In our rollout, we built in time for feedback and question-and-answer sessions for the employees who were touching the product. They helped inform what it should and could look like.
Implementation Timeline
Instead of rolling out the software and saying, “Hey, we’ve turned it on, start using it,” we created an implementation timeline. The timeline allowed us to start using the pieces that were easy to adopt immediately. We started introducing different components as the employees got comfortable. They accepted that this was going to be part of everyday operations.
This wasn’t a once a month or once a week check-in. It wasn’t an inspection in digital form either. This was part of doing business every day. And we saw success by not overestimating the immediate impact and rollout. We broke it down into bite-sized pieces that provided the employees with time to get used to it.
That time also allowed us to listen and use that feedback to improve the tool from where we started. That feels like a heavy-lift, but the reality is that the Leonardo team did so much of the heavy lifting. From training to implementation to the background stuff that has to occur to make the program as special as it can be, that was all on Leonardo’s side.
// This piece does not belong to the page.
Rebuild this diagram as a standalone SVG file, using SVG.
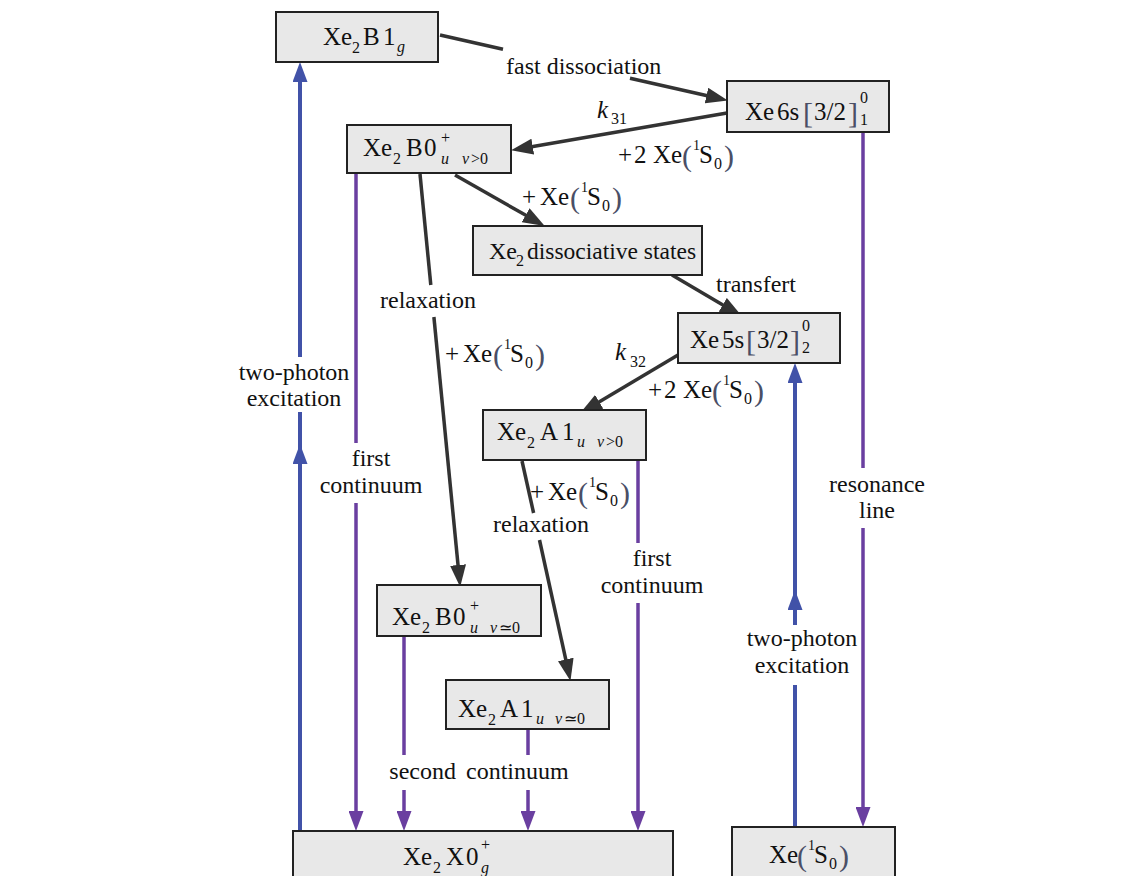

Our side of it was communication, and the communication with Leonardo was seamless. We were able to talk on a regular basis. They were looking at our adoption statistics. They were monitoring how the tool was being used and provided us with feedback. And we were able to combine that with our experience in the field to ensure that that was not a heavy-lift on anybody. Nobody had to stop their day job to make Leonardo247 work for Bozzuto.
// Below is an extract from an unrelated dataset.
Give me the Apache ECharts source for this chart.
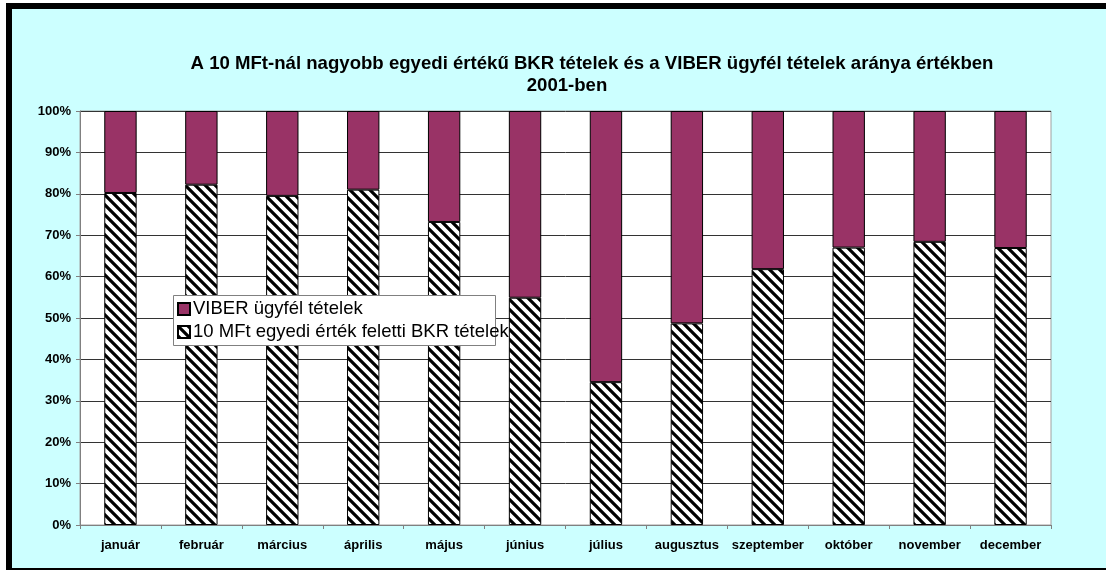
<!DOCTYPE html>
<html>
<head>
<meta charset="utf-8">
<title>BKR / VIBER 2001</title>
<script src="https://cdn.jsdelivr.net/npm/echarts@6/dist/echarts.min.js"></script>
<style>
	html, body { margin: 0; padding: 0; background: #fff; overflow: hidden; }
	/* fekete keret, mint az eredeti kivágáson */
	.frame {
		position: absolute; left: 6px; top: 3px;
		width: 1200px; height: 559px;
		border: 6px solid #000;
		background: #ccffff;
	}
	#chart { position: absolute; left: 0; top: 0; width: 1106px; height: 570px; }
</style>
</head>
<body>
<div class="frame"></div>
<div id="chart"></div>
<script>
	'use strict';
	// hónapok
	const months = ['január', 'február', 'március', 'április', 'május', 'június',
		'július', 'augusztus', 'szeptember', 'október', 'november', 'december'];
	// 10 MFt feletti BKR tételek aránya (%)
	const bkrShare = [80.2, 82.2, 79.5, 81.0, 73.2, 54.9, 34.5, 48.7, 61.8, 67.0, 68.4, 66.9];
	// VIBER ügyfél tételek aránya (%)
	const viberShare = [19.8, 17.8, 20.5, 19.0, 26.8, 45.1, 65.5, 51.3, 38.2, 33.0, 31.6, 33.1];

	const font = '"Liberation Sans", Arial, sans-serif';

	// ferde csíkos minta a BKR oszlopokhoz
	function stripes() {
		const size = 10;
		const c = document.createElement('canvas');
		c.width = size;
		c.height = size;
		const ctx = c.getContext('2d');
		ctx.fillStyle = '#fff';
		ctx.fillRect(0, 0, size, size);
		ctx.strokeStyle = '#000';
		ctx.lineWidth = 3.2;
		ctx.beginPath();
		for (let k = -1; k <= 1; k++) {
			ctx.moveTo(k * size - 2, -2);
			ctx.lineTo(k * size + size + 2, size + 2);
		}
		ctx.stroke();
		return c;
	}

	const titleStyle = { fontFamily: font, fontSize: 18.6, fontWeight: 'bold', color: '#000', lineHeight: 19 };

	const chart = echarts.init(document.getElementById('chart'));
	chart.setOption({
		backgroundColor: 'transparent',
		animation: false,
		title: [{
			text: 'A 10 MFt-nál nagyobb egyedi értékű BKR tételek és a VIBER ügyfél tételek aránya értékben',
			left: 587,
			top: 49,
			textAlign: 'center',
			textStyle: titleStyle
		}, {
			text: '2001-ben',
			left: 562,
			top: 71,
			textAlign: 'center',
			textStyle: titleStyle
		}],
		// a jelmagyarázat doboza keskenyebb a szövegnél, mint az eredetin
		graphic: [{
			type: 'rect',
			z: 3,
			shape: { x: 173.5, y: 295.5, width: 322, height: 50 },
			style: { fill: '#fff', stroke: '#808080', lineWidth: 1 }
		}],
		legend: {
			orient: 'vertical',
			left: 173,
			top: 295,
			z: 4,
			padding: [4, 4, 4, 4],
			itemGap: 3,
			itemWidth: 12,
			itemHeight: 12,
			data: [
				{ name: 'VIBER ügyfél tételek', icon: 'rect' },
				{ name: '10 MFt egyedi érték feletti BKR tételek', icon: 'rect' }
			],
			textStyle: {
				fontFamily: font, fontSize: 18.5, lineHeight: 20, color: '#000',
				padding: [0, 0, 0, -2]
			}
		},
		grid: {
			left: 80,
			right: 55,
			top: 111,
			bottom: 45,
			show: true,
			backgroundColor: '#fff',
			borderColor: '#a0a0a0',
			borderWidth: 1
		},
		xAxis: {
			type: 'category',
			data: months,
			axisLine: { lineStyle: { color: '#808080', width: 1 } },
			axisTick: { show: true, length: 4, lineStyle: { color: '#808080' } },
			axisLabel: { fontFamily: font, fontSize: 13, fontWeight: 'bold', color: '#000', margin: 14, interval: 0 }
		},
		yAxis: {
			type: 'value',
			min: 0,
			max: 100,
			interval: 10,
			axisLine: { show: true, lineStyle: { color: '#808080', width: 1 } },
			axisTick: { show: true, length: 4, lineStyle: { color: '#808080' } },
			axisLabel: { fontFamily: font, fontSize: 13, fontWeight: 'bold', color: '#000', margin: 9, formatter: '{value}%' },
			splitLine: { lineStyle: { color: '#333', width: 1 } }
		},
		series: [{
			name: '10 MFt egyedi érték feletti BKR tételek',
			type: 'bar',
			stack: 'ossz',
			barWidth: '40%',
			data: bkrShare,
			itemStyle: {
				color: { image: stripes(), repeat: 'repeat' },
				borderColor: '#000',
				borderWidth: 1
			}
		}, {
			name: 'VIBER ügyfél tételek',
			type: 'bar',
			stack: 'ossz',
			barWidth: '40%',
			data: viberShare,
			itemStyle: {
				color: '#993366',
				borderColor: '#000',
				borderWidth: 1
			}
		}]
	});
</script>
</body>
</html>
Overcoming the Common Challenges of Adopting New Technology
Change management is a challenge for any organization. And there’s always going to be a portion of your employee base, no matter how well-meaning, that will resist change. They feel like their day is already full and this is just one more thing.
We worked through that with early communication. We communicated often that this was a tool to help, not another thing to do. And, frankly, we did not make it optional. We adopted this tool as a company to ensure consistency. As such, it was our expectation as an organization that it would be touched every day. And we made that clear as well.
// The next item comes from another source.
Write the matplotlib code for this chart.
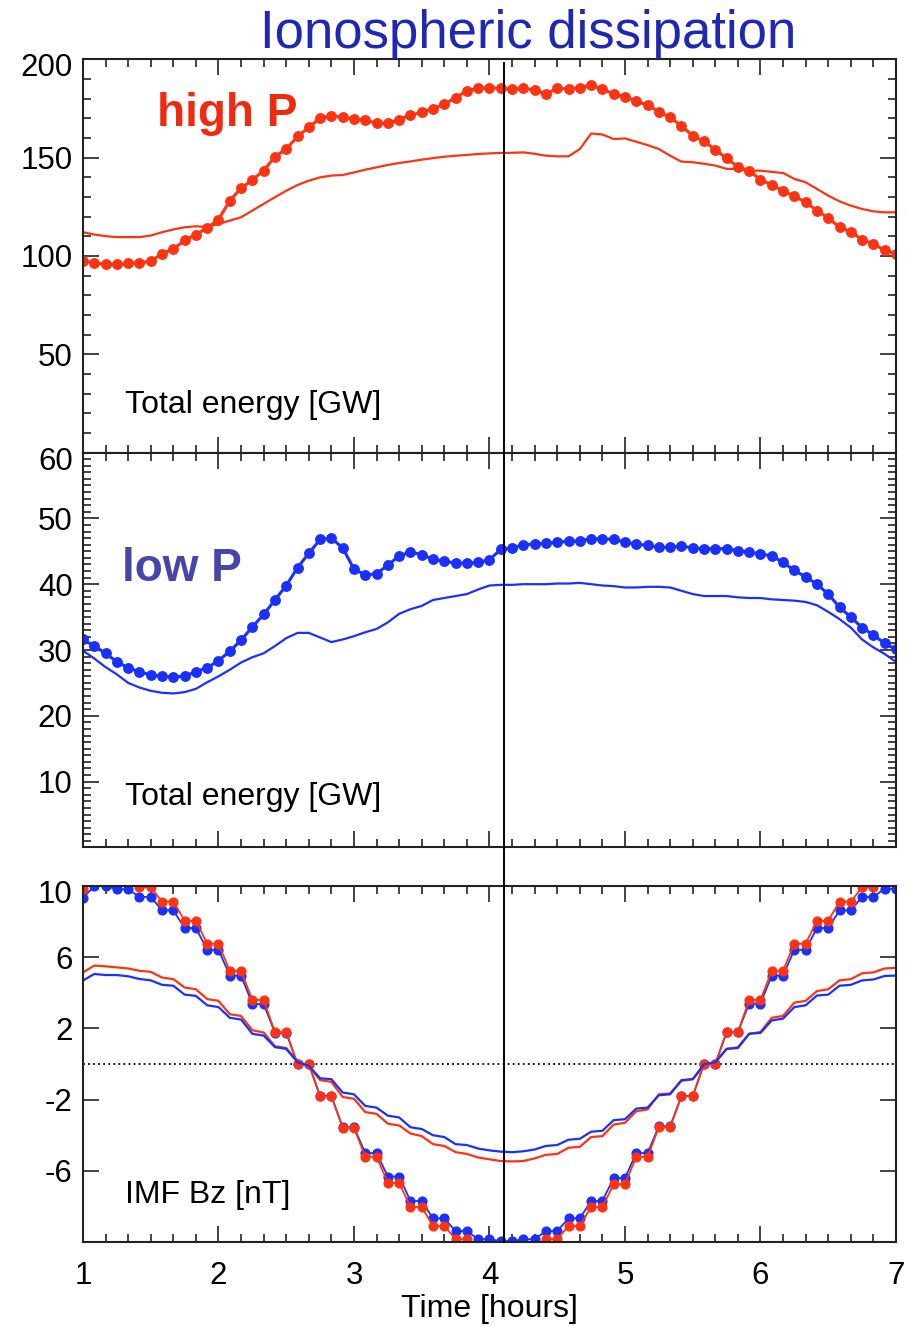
import numpy as np
import matplotlib
matplotlib.use("Agg")
import matplotlib.pyplot as plt
from matplotlib.lines import Line2D
from matplotlib.ticker import MultipleLocator, FixedLocator, NullFormatter, FixedFormatter
from matplotlib.transforms import blended_transform_factory

plt.rcParams['font.family'] = ['Liberation Sans', 'DejaVu Sans']

# ---------------------------------------------------------------- data
# 5-minute samples between hour 1 and hour 7
time_h = np.linspace(1.0, 7.0, 73)
t_marker = 4.11   # reference time drawn as a vertical line

# Total ionospheric dissipation, high solar-wind pressure [GW]
high_p_dots = [97.4, 96.5, 95.7, 95.7, 96.2, 96.5, 97.4, 101.1, 103.6, 107.9,
               110.9, 114.3, 118.5, 128.2, 134.4, 138.8, 143.4, 150.5, 154.4, 160.8,
               165.4, 170.2, 171.3, 170.5, 169.6, 169.1, 167.6, 167.6, 169.3, 171.8,
               173.0, 175.0, 177.2, 180.6, 184.0, 185.4, 185.6, 185.2, 184.9, 185.2,
               184.5, 182.3, 185.4, 184.9, 185.7, 186.9, 184.9, 182.3, 181.1, 178.6,
               176.9, 173.4, 170.5, 166.2, 161.2, 158.3, 154.1, 149.6, 145.4, 143.4,
               138.8, 136.1, 133.2, 130.4, 127.3, 123.1, 119.4, 114.6, 112.4, 108.2,
               106.2, 102.8, 101.1]
high_p_line = [112.1, 110.9, 110.1, 109.6, 109.6, 109.6, 110.4, 112.1, 113.5, 114.6,
               115.1, 114.8, 116.3, 118.0, 119.7, 123.1, 126.5, 129.9, 133.2, 136.1,
               138.3, 140.0, 140.9, 141.2, 142.5, 143.9, 145.1, 146.3, 147.3, 148.1,
               149.0, 149.8, 150.5, 151.0, 151.4, 151.9, 152.2, 152.4, 152.5, 152.7,
               152.0, 151.0, 150.7, 150.7, 154.4, 162.3, 161.8, 159.5, 159.8, 158.1,
               156.4, 154.4, 151.0, 148.0, 147.7, 146.9, 146.0, 144.3, 144.3, 143.4,
               143.4, 142.8, 142.2, 139.2, 137.5, 134.1, 130.7, 127.8, 125.6, 123.9,
               122.7, 122.2, 122.2]

# Total ionospheric dissipation, low solar-wind pressure [GW]
low_p_dots = [31.6, 30.6, 29.5, 28.2, 27.3, 26.7, 26.2, 26.0, 25.9, 26.05,
              26.7, 27.3, 28.4, 29.8, 31.5, 33.5, 35.4, 37.6, 39.8, 42.5,
              44.7, 46.8, 47.0, 45.5, 42.3, 41.4, 41.6, 42.9, 44.3, 44.9,
              44.5, 43.8, 43.5, 43.2, 43.2, 43.3, 43.7, 45.3, 45.5, 46.0,
              46.1, 46.2, 46.4, 46.5, 46.6, 46.9, 46.9, 46.8, 46.4, 46.1,
              45.9, 45.6, 45.6, 45.8, 45.5, 45.4, 45.4, 45.4, 45.1, 44.9,
              44.6, 44.3, 43.3, 42.1, 41.1, 40.0, 38.5, 36.5, 35.0, 33.4,
              32.3, 31.0, 30.1]
low_p_line = [29.9, 28.7, 27.4, 26.3, 25.0, 24.3, 23.8, 23.5, 23.4, 23.6,
              24.1, 25.1, 26.0, 27.0, 28.1, 28.9, 29.5, 30.6, 31.8, 32.6,
              32.6, 31.9, 31.2, 31.6, 32.1, 32.7, 33.2, 34.2, 35.5, 36.2,
              36.7, 37.6, 37.9, 38.2, 38.5, 39.2, 39.8, 39.9, 39.9, 40.0,
              40.0, 40.0, 40.1, 40.1, 40.2, 40.0, 39.8, 39.7, 39.5, 39.5,
              39.6, 39.6, 39.5, 39.0, 38.5, 38.2, 38.2, 38.2, 38.0, 37.9,
              37.9, 37.7, 37.6, 37.5, 37.3, 36.8, 35.8, 34.7, 33.4, 31.6,
              30.4, 29.4, 28.2]

# IMF Bz [nT]: upstream (dots) and at the bow shock (lines)
bz_red_dots = [9.86, 10.4, 10.4, 10.3, 10.3, 9.92, 9.92, 9.13, 9.13, 8.05,
               8.05, 6.76, 6.76, 5.23, 5.23, 3.60, 3.60, 1.79, 1.79, 0.0,
               0.0, -1.82, -1.82, -3.57, -3.57, -5.21, -5.21, -6.68, -6.68, -8.03,
               -8.03, -9.10, -9.10, -9.84, -9.84, -10.3, -10.3, -10.5, -10.5, -10.3,
               -10.3, -9.84, -9.84, -9.10, -9.10, -8.03, -8.03, -6.75, -6.75, -5.21,
               -5.21, -3.55, -3.55, -1.80, -1.80, 0.0, 0.0, 1.80, 1.80, 3.60,
               3.60, 5.25, 5.25, 6.76, 6.76, 8.05, 8.05, 9.13, 9.13, 9.92,
               9.92, 10.3, 10.3]
bz_blue_dots = [9.33, 10.0, 10.0, 9.82, 9.82, 9.39, 9.39, 8.63, 8.63, 7.64,
                7.64, 6.42, 6.42, 4.97, 4.97, 3.37, 3.37, 1.77, 1.77, 0.0,
                0.0, -1.80, -1.80, -3.55, -3.55, -5.00, -5.00, -6.32, -6.32, -7.69,
                -7.69, -8.67, -8.67, -9.38, -9.38, -9.84, -9.84, -9.95, -9.95, -9.84,
                -9.84, -9.38, -9.38, -8.67, -8.67, -7.69, -7.69, -6.40, -6.40, -5.00,
                -5.00, -3.50, -3.50, -1.80, -1.80, 0.0, 0.0, 1.80, 1.80, 3.40,
                3.40, 4.97, 4.97, 6.42, 6.42, 7.64, 7.64, 8.63, 8.63, 9.39,
                9.39, 9.85, 9.85]
bz_red_line = [5.15, 5.53, 5.49, 5.43, 5.37, 5.24, 5.18, 4.86, 4.77, 4.30,
               4.20, 3.65, 3.55, 2.80, 2.70, 1.90, 1.77, 1.00, 0.90, 0.15,
               -0.10, -0.90, -1.00, -1.85, -1.95, -2.70, -2.80, -3.35, -3.45, -3.90,
               -4.05, -4.50, -4.60, -4.95, -5.05, -5.25, -5.35, -5.45, -5.47, -5.45,
               -5.30, -5.10, -5.05, -4.70, -4.65, -4.10, -4.05, -3.40, -3.30, -2.65,
               -2.55, -1.70, -1.65, -0.95, -0.85, -0.10, 0.10, 0.85, 0.95, 1.70,
               1.80, 2.60, 2.70, 3.45, 3.55, 4.10, 4.20, 4.70, 4.77, 5.10,
               5.15, 5.37, 5.40]
bz_blue_line = [4.69, 5.06, 5.00, 5.00, 4.93, 4.78, 4.70, 4.45, 4.40, 3.90,
                3.83, 3.30, 3.20, 2.60, 2.50, 1.70, 1.60, 0.95, 0.85, 0.10,
                -0.10, -0.80, -0.85, -1.60, -1.70, -2.35, -2.45, -2.90, -3.00, -3.55,
                -3.65, -4.00, -4.10, -4.50, -4.55, -4.75, -4.85, -4.92, -4.95, -4.90,
                -4.80, -4.60, -4.55, -4.25, -4.20, -3.80, -3.75, -3.15, -3.10, -2.50,
                -2.45, -1.75, -1.70, -0.90, -0.85, 0.00, 0.10, 0.85, 0.90, 1.70,
                1.75, 2.45, 2.55, 3.20, 3.30, 3.85, 3.90, 4.40, 4.45, 4.70,
                4.75, 4.95, 4.97]

x_ticks = [1, 2, 3, 4, 5, 6, 7]

# ---------------------------------------------------------------- style
RED = '#ff3311'
BLUE = '#1a30ff'
TICK_FS = 22.5
LABEL_FS = 23

fig = plt.figure(figsize=(9.18, 13.26), dpi=100)
left, width = 0.0904, 0.8856
ax1 = fig.add_axes([left, 0.6587, width, 0.2965])
ax2 = fig.add_axes([left, 0.3609, width, 0.2978])
ax3 = fig.add_axes([left, 0.0633, width, 0.2685])


def style_axes(ax, show_x_labels):
    ax.set_xlim(1, 7)
    ax.xaxis.set_major_locator(FixedLocator(x_ticks))
    ax.xaxis.set_minor_locator(MultipleLocator(1 / 6))
    for s in ax.spines.values():
        s.set_linewidth(1.5)
        s.set_color('#222222')
    ax.tick_params(which='both', direction='in', top=True, right=True,
                   color='#222222', width=1.2, labelsize=TICK_FS)
    ax.tick_params(which='major', length=11.5)
    ax.tick_params(which='minor', length=5.8)
    ax.tick_params(axis='y', pad=7.4)
    ax.tick_params(axis='x', pad=13.5)
    if not show_x_labels:
        ax.xaxis.set_major_formatter(NullFormatter())


def top_label(ax, text):
    # the top tick label sits a little below the frame edge
    ax.annotate(text, xy=(0, 1), xycoords='axes fraction', xytext=(-7.4, -6.5),
                textcoords='offset points', ha='right', va='center',
                fontsize=TICK_FS)


# ---- panel 1: high pressure
style_axes(ax1, False)
ax1.plot(time_h, high_p_line, color=RED, lw=1.6)
ax1.plot(time_h, high_p_dots, color=RED, lw=2.2, marker='o', ms=6.8, mec=RED, mfc=RED)
ax1.set_ylim(0, 200)
ax1.yaxis.set_major_locator(FixedLocator([0, 50, 100, 150, 200]))
ax1.yaxis.set_major_formatter(FixedFormatter(['', '50', '100', '150', '']))
ax1.yaxis.set_minor_locator(MultipleLocator(10))
top_label(ax1, '200')
ax1.text(0.0517, 0.121, 'Total energy [GW]', transform=ax1.transAxes,
         fontsize=LABEL_FS, ha='left', va='center')
ax1.text(0.091, 0.862, 'high P', transform=ax1.transAxes, fontsize=33,
         fontweight='bold', color='#ee2a10', ha='left', va='center')

# ---- panel 2: low pressure
style_axes(ax2, False)
ax2.plot(time_h, low_p_line, color=BLUE, lw=1.6)
ax2.plot(time_h, low_p_dots, color=BLUE, lw=2.2, marker='o', ms=6.8, mec=BLUE, mfc=BLUE)
ax2.set_ylim(0, 60)
ax2.yaxis.set_major_locator(FixedLocator([0, 10, 20, 30, 40, 50, 60]))
ax2.yaxis.set_major_formatter(FixedFormatter(['', '10', '20', '30', '40', '50', '']))
ax2.yaxis.set_minor_locator(MultipleLocator(1))
top_label(ax2, '60')
ax2.text(0.0517, 0.128, 'Total energy [GW]', transform=ax2.transAxes,
         fontsize=LABEL_FS, ha='left', va='center')
ax2.text(0.048, 0.705, 'low P', transform=ax2.transAxes, fontsize=33,
         fontweight='bold', color='#4646aa', ha='left', va='center')

# ---- panel 3: IMF Bz
style_axes(ax3, True)
ax3.axhline(0, color='black', lw=1.3, ls=(0, (1, 1.8)))
ax3.plot(time_h, bz_blue_dots, color=BLUE, lw=1.3, marker='o', ms=6.3, mec=BLUE, mfc=BLUE)
ax3.plot(time_h, bz_red_dots, color=RED, lw=1.3, marker='o', ms=6.3, mec=RED, mfc=RED)
ax3.plot(time_h, bz_red_line, color=RED, lw=1.6)
ax3.plot(time_h, bz_blue_line, color=BLUE, lw=1.6)
ax3.set_ylim(-10, 10)
ax3.yaxis.set_major_locator(FixedLocator([-10, -6, -2, 2, 6, 10]))
ax3.yaxis.set_major_formatter(FixedFormatter(['', '-6', '-2', '2', '6', '']))
ax3.yaxis.set_minor_locator(FixedLocator([]))
top_label(ax3, '10')
ax3.xaxis.set_major_formatter(FixedFormatter([str(v) for v in x_ticks]))
ax3.set_xlabel('Time [hours]', fontsize=LABEL_FS, labelpad=2)
ax3.text(0.0517, 0.132, 'IMF Bz [nT]', transform=ax3.transAxes,
         fontsize=LABEL_FS, ha='left', va='center')

# vertical marker spanning all three panels
bottom_y = ax3.get_position().y0
top_y = ax1.get_position().y1 - 4 / 1326
vline = Line2D([t_marker, t_marker], [bottom_y, top_y], color='black', lw=1.4,
               transform=blended_transform_factory(ax3.transData, fig.transFigure))
fig.add_artist(vline)

fig.text(0.575, 0.9638, 'Ionospheric dissipation', fontsize=38,
         color='#1e28b4', ha='center', va='baseline')

fig.savefig('out.png', dpi=100)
With change management, if something’s optional, by default there’s going to be a portion of your employees that will opt not to use it. By making it non-optional but not punitive, we were able to ensure adoption across our portfolio so employees would realize that this would be a lift and not a burden.
Eliminate Costly Overlapping Systems with Leonardo247
The reality is that we were using a half-dozen solutions to chase this collaborative consistency. And many of them were failing. One of the beauties with Leonardo is we’ve been able to eliminate a lot of those spreadsheets and additional software packages and consolidate all of our efforts, both operationally and on the maintenance side, into the Leonardo platform.
When we started with Leonardo, one of our misunderstandings early in the process was that this was going to be a maintenance checklist and automation tool. The reality is that if you’re looking for a consistent customer experience across your brand, this tool is for all employees.
Leonardo is as important to the sales and service associate and the property manager as it is your service manager or your maintenance tech that’s out there working in units. It really is a tool for the entirety of the team.
If you’re considering Leonardo247, like any solution, you can come up with a hundred reasons to say, “No. Too hard. Too heavy of a lift. We don’t have someone dedicated to this. It doesn’t work for our organization.”
I would challenge you to find the one reason to say yes. And in this case, that reason is simple. Leonardo247 is a tool built around your operations and your organization. It can help you take that next step as a company.